Natalie Elphicke: did Tory MP defect to the wrong party?

In the past week Labour has welcomed three new MPs – two of whom have crossed the floor from the Conservatives. The latest defection was timed to coincide with the weekly Prime Minister’s Questions (PMQs) and thus to cause Rishi Sunak maximum damage.

The leader of the opposition, Keir Starmer, declared himself “delighted” with Natalie Elphicke’s decision to switch. But some Labour MPs, including frontbenchers, tell Tortoise they were “confused, baffled and perplexed” by the arrival of Elphicke, an ardent Brexiteer and immigration hardliner who was once suspended from the House of Commons for trying to influence a judge presiding over the sexual assault trial of her then-husband, Charlie Elphicke.

One shadow minister said: “I get that politics is a journey but she’s completely done a 180. We need to appeal as a party to everyone to win but that doesn’t mean losing our values or what we stand for.” 

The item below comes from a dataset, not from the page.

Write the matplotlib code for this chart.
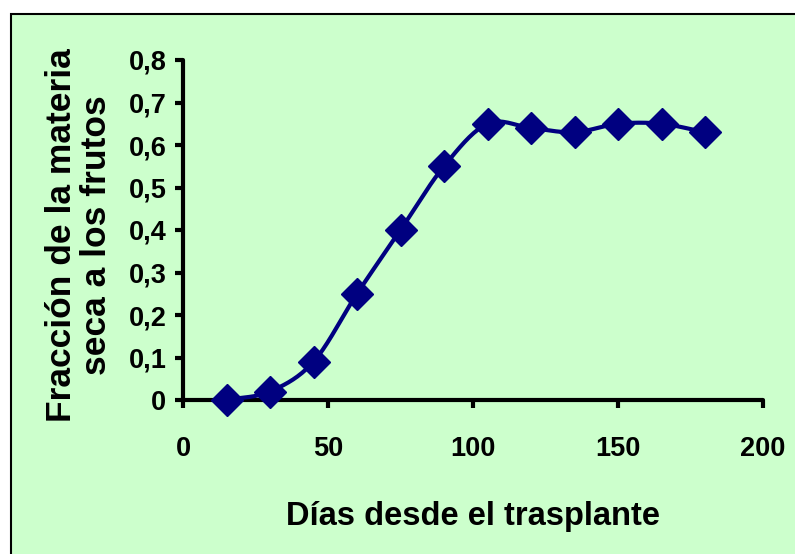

A backbench MP put it more succinctly, claiming to have been sickened by the move. A third Labour source noted that Elphicke had a “massive poster of Margaret Thatcher on the wall of her Westminster office,” adding: “She is such an antithesis to everything the party believes in.” Conservative MPs were not sorry to see Elphicke go either; one former minister questioned Labour’s due diligence in accepting her. 

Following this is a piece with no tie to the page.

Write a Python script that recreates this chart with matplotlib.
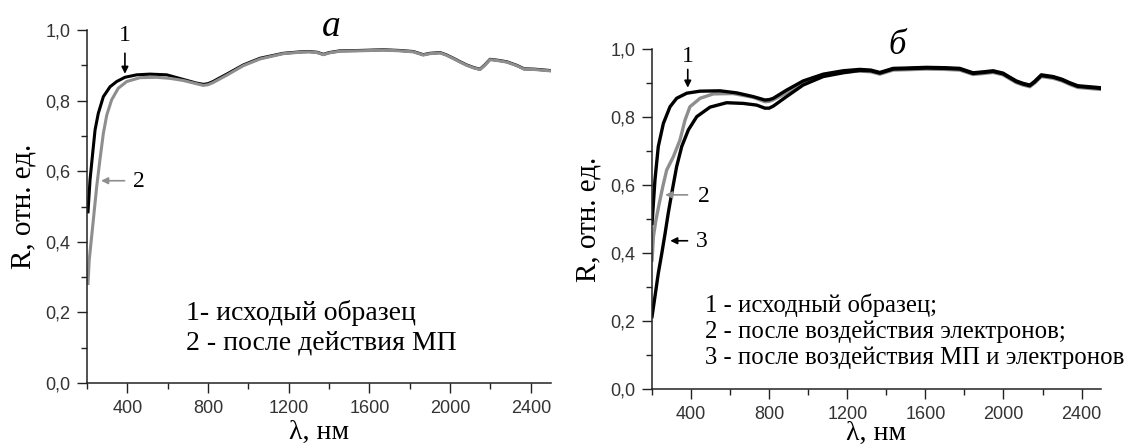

It’s not unusual for former colleagues to stick the boot in when someone defects – plenty were willing to do the same to Dan Poulter when he quit for Labour ahead of the local elections citing the impact the Tories were having on the NHS. But making sense of Elphicke’s move is a challenge.

What is clear from her parting shot is that she had no love for Sunak, describing him as the “unelected” prime mover behind a plot to “oust” Boris Johnson. She went on to claim that the Conservative party has “become a byword for incompetence and division,” abandoning the centre ground and ditching key pledges of the 2019 manifesto.

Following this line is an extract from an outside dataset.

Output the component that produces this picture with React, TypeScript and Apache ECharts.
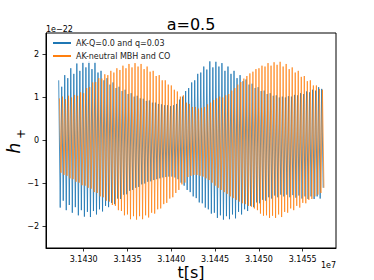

Elphicke also mentioned a lack of housebuilding, worsening homelessness and porous borders. All of which sounded more as though she was about to join Lee Anderson at Reform than Labour, a party she has repeatedly attacked.

Reform, the challenger party on the right of the Conservatives, said no conversations had taken place with her. One Reform source said the lack of an approach “rather suggests she is not, and never was, particularly political”. 

Elphicke took over her Dover seat from her former husband, having stood by him until he was convicted and jailed for two years. She wrote that he had been punished for being “charming, wealthy, charismatic and successful – attractive, and attracted, to women. All things… that made him an easy target for dirty politics and false allegations.” Two female Labour MPs cited “what she’s said about victims” as one of their causes for concern.